この2度の調査、発注者による入札前のアスベスト調査結果と、受注者による特定工事に該当するか否かの調査が一致しないことが起こりえます。発注前の調査では対象にならなかった建材などが受注者による調査で調査対象に追加され、また、天井裏などの隠蔽部の調査でさらに一致しない結果になってしまいます。

このようなことが実際に神戸市の市発注の工事で起こりました。

2020年10月、兵庫県保険医協会は、神戸市立下山手住宅解体工事のアスベスト対策について、神戸市住宅建設課および解体事業者からの工事説明を受け、アスベスト除去対策についてリスクコミュニケーションを行いました。
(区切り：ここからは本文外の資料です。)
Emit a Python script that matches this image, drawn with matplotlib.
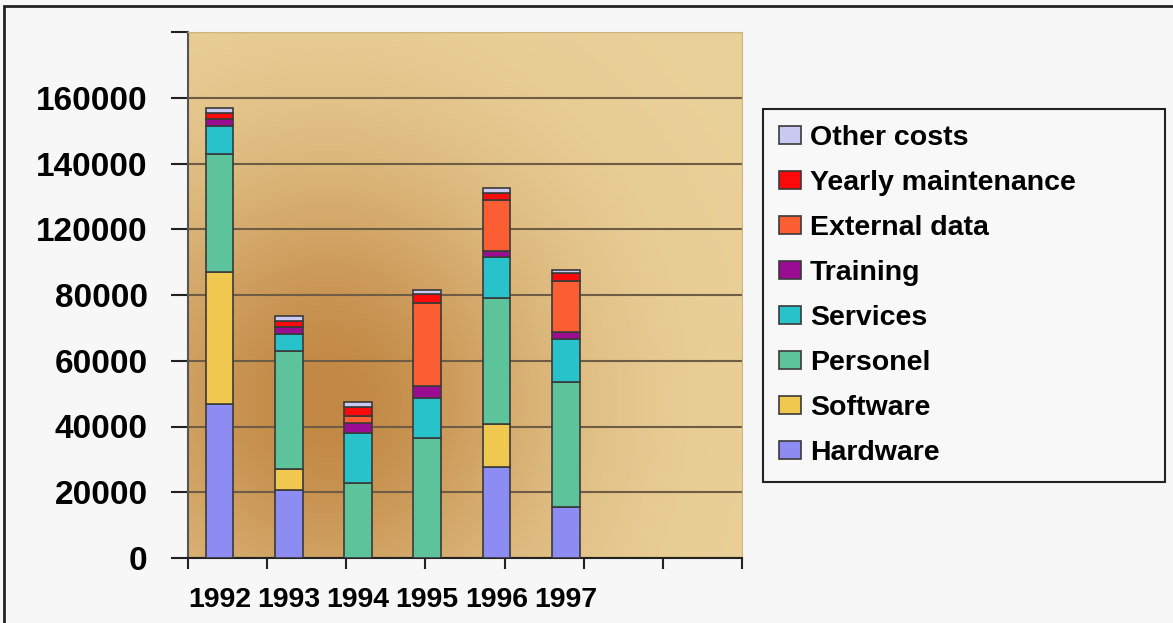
import numpy as np
import matplotlib
matplotlib.use("Agg")
import matplotlib.pyplot as plt
from matplotlib.patches import Rectangle

plt.rcParams['font.family'] = ['Liberation Sans', 'DejaVu Sans']
plt.rcParams['font.weight'] = 'bold'

# 数据（按图中读数估计）
years = ['1992', '1993', '1994', '1995', '1996', '1997']
categories = ['Hardware', 'Software', 'Personel', 'Services', 'Training',
              'External data', 'Yearly maintenance', 'Other costs']
hardware = [46800, 20700, 0, 0, 27600, 15400]
software = [40200, 6300, 0, 0, 13100, 0]
personel = [35900, 36100, 22900, 36600, 38400, 38200]
services = [8500, 5000, 15000, 12200, 12400, 12900]
training = [2200, 2100, 3200, 3650, 2000, 2300]
external_data = [0, 0, 2000, 25000, 15400, 15500]
yearly_maintenance = [1900, 2000, 2800, 2800, 2200, 2400]
other_costs = [1500, 1400, 1700, 1400, 1300, 1000]

y_ticks = [0, 20000, 40000, 60000, 80000, 100000, 120000, 140000, 160000]
y_tick_labels = ['0', '20000', '40000', '60000', '80000',
                 '120000', '140000', '160000', '']

series = [hardware, software, personel, services, training,
          external_data, yearly_maintenance, other_costs]
colors = ['#8c8cf2', '#f0c850', '#5cc39a', '#28c2ca', '#9a0c92',
          '#fb5e32', '#fa0a0a', '#c9c9f2']

W, H = 1173, 623
fig = plt.figure(figsize=(W / 100, H / 100), dpi=100)
fig.patch.set_facecolor('#f7f7f7')

# outer frame
fig.patches.append(Rectangle((4 / W, -0.05), 1.2, (H - 6) / H + 0.05,
                             transform=fig.transFigure, fill=False,
                             edgecolor='#222222', linewidth=2))

ax = fig.add_axes([188 / W, (H - 558) / H, (742 - 188) / W, (558 - 32) / H])

# background: golden gradient with darker blob
gx, gy = np.meshgrid(np.linspace(0, 1, 300), np.linspace(0, 1, 300))
blob = np.exp(-(((gx - 0.25) / 0.40) ** 2 + ((gy - 0.30) / 0.45) ** 2))
light = np.array([234, 209, 153]) / 255
dark = np.array([194, 136, 68]) / 255
img = light[None, None, :] * (1 - blob[..., None]) + dark[None, None, :] * blob[..., None]
ax.imshow(img, extent=(0, 8, 0, 160000), origin='lower', aspect='auto', zorder=0)

x = np.arange(len(years)) + 0.455
bottom = np.zeros(len(years))
for name, vals, c in zip(categories, series, colors):
    ax.bar(x, vals, width=0.40, bottom=bottom, color=c, edgecolor='#3a3a3a',
           linewidth=1.2, label=name, zorder=3)
    bottom += np.array(vals)

ax.set_xlim(0, 8)
ax.set_ylim(0, 160000)
ax.set_yticks(y_ticks)
ax.set_yticklabels(y_tick_labels)
ax.yaxis.grid(True, color='#6e5c44', linewidth=1.5, zorder=1)
ax.set_axisbelow(True)

ax.set_xticks(x)
ax.set_xticklabels(years)
ax.set_xticks(np.linspace(0, 8, 8), minor=True)
ax.tick_params(axis='x', which='major', length=0, pad=21, labelsize=20.5)
ax.tick_params(axis='x', which='minor', length=8, width=1.5, color='#222222')
ax.tick_params(axis='y', length=12, width=1.5, pad=17, labelsize=24,
               color='#222222')

ax.spines['left'].set_color('#555555')
ax.spines['left'].set_linewidth(1.5)
ax.spines['bottom'].set_color('#222222')
ax.spines['bottom'].set_linewidth(1.5)
ax.spines['top'].set_color('#cdb57c')
ax.spines['right'].set_color('#cdb57c')

handles, labels = ax.get_legend_handles_labels()
leg = fig.legend(handles[::-1], labels[::-1], loc='upper left',
                 bbox_to_anchor=(763 / W, (H - 478) / H, 402 / W, 369 / H),
                 mode='expand', borderaxespad=0, fontsize=20.5,
                 handlelength=0.8, handleheight=0.6, handletextpad=0.3,
                 labelspacing=0.67, borderpad=0.55, fancybox=False,
                 framealpha=1, facecolor='#f8f8f8', edgecolor='#222222')
leg.get_frame().set_linewidth(1.5)

fig.savefig('out.png', dpi=100, facecolor=fig.get_facecolor())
その席で、レベル1の吹付けアスベストの見落としが発覚し、それまでの業者によるアスベスト調査が見直されることになりました。神戸市は調査専門の3機関によるアスベスト調査を実施しましたが、その3機関による調査結果がバラバラでした。市はやむなくその3機関が、アスベスト含有としたすべての建材の粉じん対策を行うとし、その結果、アスベスト対策を実施する施工面積は当初の計画の6.6倍、工事費用が5億円増額することになりました。

このようなことが実際に公共工事でも起こり得るのです。神戸市の場合は、ストップ・ザ・アスベスト西宮の上田さんが、兵庫県保険医協会と神戸市とのリスクコミュニケーションに尽力され、神戸市と粘り強く交渉した結果判明した事実です。

リスクコミュニケーションの実施によって、解体工事におけるアスベスト対策が工事の直前に見直され、工事現場からの発がん物質の飛散をくいとめることができた事例です。

リスクコミュニケーションによるアスベスト粉じん飛散事故予防

この例に見るように、一般の住民によるリスクコミュニケーションは、実際の工事のアスベスト対策を見直し、アスベスト粉じんの飛散を防ぎます。工事現場周辺の住民は、解体工事が安全に実施されないと、直接の被害を被ることになります。

発がん物質であるアスベスト粉じんのばく露や、騒音や振動による直接の被害、周辺の工事車両による交通事故の危険性などが、周辺に住む住民、子供たち、学校や幼稚園、保育園等の安全を脅かします。この安全の確保について、住民はつねに素人で、工事現場内の情報もなく、安全対策を工事業者任せにせざるを得ない立場に置かれます。一方、工事業者は安全性を多少犠牲にしても、工事を短期間で安く行うことで利益を上げようとするバイアスがかかりがちです。なかには、もちろん、安全性を第一に工事を行う業者もいます。

しかし、住民は、明日から始まる隣の解体工事の業者が、その点で信頼できるかどうかはわかりません。だからこそ、工事現場の立ち入り権限を持つ役所を頼り、工事業者の直接の説明を聞く必要があります。

住民によるリスクコミュニケーションが普通に実施されるようになり、自治体も当たり前にそれを進めていくようになることで、全体のアスベスト飛散を抑えていく効果が期待できます。数十年後のアスベスト被害を予防できるのは、今の私たちのリスクコミュニケーションだと考えます。